__Records supplied__:
▽
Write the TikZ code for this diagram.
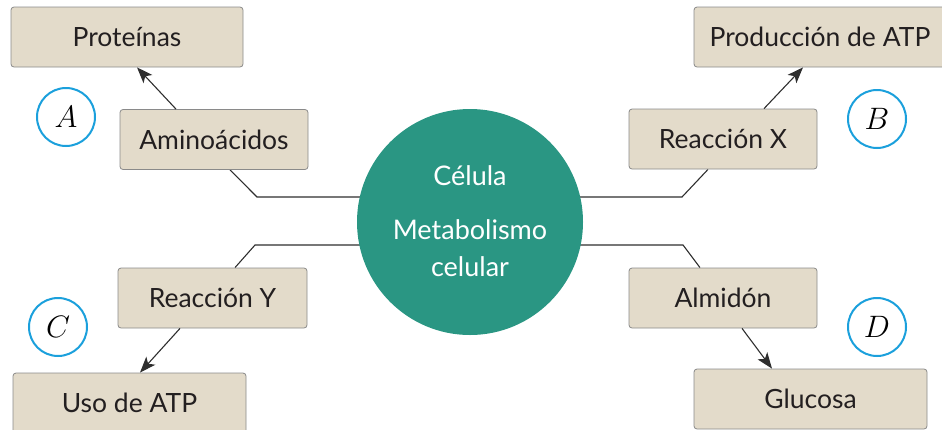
\RequirePackage{fix-cm}
\documentclass[tikz,border=0pt]{standalone}
\usepackage{fontspec}
\usepackage{graphicx}
\setmainfont{Lato}
\usetikzlibrary{arrows.meta,backgrounds}
\definecolor{boxfill}{HTML}{E3DBCA}
\definecolor{boxline}{HTML}{8A8A8A}
\definecolor{cellteal}{HTML}{2A9683}
\definecolor{ringblue}{HTML}{1BA0DC}
\definecolor{linegray}{HTML}{2E2E2E}
\definecolor{textdark}{HTML}{231F20}
\newcommand{\ringletter}[1]{\scalebox{1.55}{$#1$}}
\begin{document}
\begin{tikzpicture}[x=1pt,y=-1pt,
  conceptbox/.style={draw=boxline, line width=0.8pt, fill=boxfill, rounded corners=3pt,
    minimum height=60pt, inner sep=0pt, text=textdark, font=\fontsize{26.5}{30}\selectfont},
  letterring/.style={circle, draw=ringblue, line width=2pt, minimum size=58pt, inner sep=0pt,
    font=\fontsize{20}{24}\selectfont},
  celltext/.style={anchor=base, text=white, inner sep=0pt, font=\fontsize{27}{32}\selectfont},
  link/.style={draw=linegray, line width=1.1pt},
  arrowlink/.style={link, -{Stealth[length=16pt,width=12pt,inset=4pt]}}]
\clip (0,0) rectangle (942,429);

% central cell
\node[circle, fill=cellteal, minimum size=226pt, inner sep=0pt] (cell) at (470,222) {};
\node[celltext] (t1) at (470,185) {Célula};
\node[celltext] (t2) at (470,239) {Metabolismo};
\node[celltext] (t3) at (470,276) {celular};

% boxes
\node[conceptbox, minimum width=232pt] (prot) at (127,37) {Proteínas};
\node[conceptbox, minimum width=188pt] (amino) at (214,139.5) {Aminoácidos};
\node[conceptbox, minimum width=252pt] (prod) at (820,37) {Producción de ATP};
\node[conceptbox, minimum width=188pt] (reacX) at (723,139) {Reacción X};
\node[conceptbox, minimum width=189pt] (reacY) at (212.5,298) {Reacción Y};
\node[conceptbox, minimum width=233pt] (uso) at (129.5,403) {Uso de ATP};
\node[conceptbox, minimum width=188pt] (alm) at (723,298) {Almidón};
\node[conceptbox, minimum width=233pt] (gluc) at (810.5,399) {Glucosa};

% letter rings
\node[letterring] (ringA) at (66,117) {\ringletter{A}};
\node[letterring] (ringB) at (877,119) {\ringletter{B}};
\node[letterring] (ringC) at (58,327) {\ringletter{C}};
\node[letterring] (ringD) at (877,327) {\ringletter{D}};

% bends
\coordinate (bendA) at (257,197);
\coordinate (bendB) at (682,197);
\coordinate (bendC) at (255,245);
\coordinate (bendD) at (683,245);

\begin{scope}[on background layer]
  \draw[link] ([xshift=16pt]amino.south) -- (bendA) -- (bendA -| cell.center);
  \draw[link] ([xshift=-15pt]reacX.south) -- (bendB) -- (bendB -| cell.center);
  \draw[link] ([xshift=22.5pt]reacY.north) -- (bendC) -- (bendC -| cell.center);
  \draw[link] ([xshift=-23pt]alm.north) -- (bendD) -- (bendD -| cell.center);
\end{scope}

% arrows
\draw[arrowlink] ([xshift=-38pt]amino.north) -- ([xshift=10pt]prot.south);
\draw[arrowlink] ([xshift=41pt]reacX.north) -- ([xshift=-17pt]prod.south);
\draw[arrowlink] ([xshift=-32.5pt]reacY.south) -- ([xshift=10.5pt]uso.north);
\draw[arrowlink] ([xshift=19pt]alm.south) -- ([xshift=-38.5pt]gluc.north);
\end{tikzpicture}
\end{document}
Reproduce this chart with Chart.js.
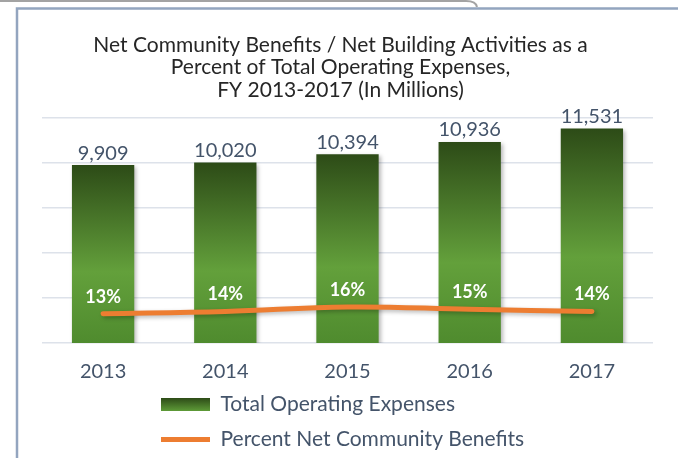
△
Write out the data precisely as given, excluding the pictures.

__Output for this exercise__:
Write the TikZ code for this diagram.
\RequirePackage{fix-cm}
\documentclass[tikz,border=0pt]{standalone}
\usepackage{fontspec}
\usepackage{graphicx}
\setmainfont{Lato}
\usetikzlibrary{arrows.meta,backgrounds}
\definecolor{boxfill}{HTML}{E3DBCA}
\definecolor{boxline}{HTML}{8A8A8A}
\definecolor{cellteal}{HTML}{2A9683}
\definecolor{ringblue}{HTML}{1BA0DC}
\definecolor{linegray}{HTML}{2E2E2E}
\definecolor{textdark}{HTML}{231F20}
\newcommand{\ringletter}[1]{\scalebox{1.55}{$#1$}}
\begin{document}
\begin{tikzpicture}[x=1pt,y=-1pt,
  conceptbox/.style={draw=boxline, line width=0.8pt, fill=boxfill, rounded corners=3pt,
    minimum height=60pt, inner sep=0pt, text=textdark, font=\fontsize{26.5}{30}\selectfont},
  letterring/.style={circle, draw=ringblue, line width=2pt, minimum size=58pt, inner sep=0pt,
    font=\fontsize{20}{24}\selectfont},
  celltext/.style={anchor=base, text=white, inner sep=0pt, font=\fontsize{27}{32}\selectfont},
  link/.style={draw=linegray, line width=1.1pt},
  arrowlink/.style={link, -{Stealth[length=16pt,width=12pt,inset=4pt]}}]
\clip (0,0) rectangle (942,429);

% central cell
\node[circle, fill=cellteal, minimum size=226pt, inner sep=0pt] (cell) at (470,222) {};
\node[celltext] (t1) at (470,185) {Célula};
\node[celltext] (t2) at (470,239) {Metabolismo};
\node[celltext] (t3) at (470,276) {celular};

% boxes
\node[conceptbox, minimum width=232pt] (prot) at (127,37) {Proteínas};
\node[conceptbox, minimum width=188pt] (amino) at (214,139.5) {Aminoácidos};
\node[conceptbox, minimum width=252pt] (prod) at (820,37) {Producción de ATP};
\node[conceptbox, minimum width=188pt] (reacX) at (723,139) {Reacción X};
\node[conceptbox, minimum width=189pt] (reacY) at (212.5,298) {Reacción Y};
\node[conceptbox, minimum width=233pt] (uso) at (129.5,403) {Uso de ATP};
\node[conceptbox, minimum width=188pt] (alm) at (723,298) {Almidón};
\node[conceptbox, minimum width=233pt] (gluc) at (810.5,399) {Glucosa};

% letter rings
\node[letterring] (ringA) at (66,117) {\ringletter{A}};
\node[letterring] (ringB) at (877,119) {\ringletter{B}};
\node[letterring] (ringC) at (58,327) {\ringletter{C}};
\node[letterring] (ringD) at (877,327) {\ringletter{D}};

% bends
\coordinate (bendA) at (257,197);
\coordinate (bendB) at (682,197);
\coordinate (bendC) at (255,245);
\coordinate (bendD) at (683,245);

\begin{scope}[on background layer]
  \draw[link] ([xshift=16pt]amino.south) -- (bendA) -- (bendA -| cell.center);
  \draw[link] ([xshift=-15pt]reacX.south) -- (bendB) -- (bendB -| cell.center);
  \draw[link] ([xshift=22.5pt]reacY.north) -- (bendC) -- (bendC -| cell.center);
  \draw[link] ([xshift=-23pt]alm.north) -- (bendD) -- (bendD -| cell.center);
\end{scope}

% arrows
\draw[arrowlink] ([xshift=-38pt]amino.north) -- ([xshift=10pt]prot.south);
\draw[arrowlink] ([xshift=41pt]reacX.north) -- ([xshift=-17pt]prod.south);
\draw[arrowlink] ([xshift=-32.5pt]reacY.south) -- ([xshift=10.5pt]uso.north);
\draw[arrowlink] ([xshift=19pt]alm.south) -- ([xshift=-38.5pt]gluc.north);
\end{tikzpicture}
\end{document}
Reproduce this chart with Chart.js.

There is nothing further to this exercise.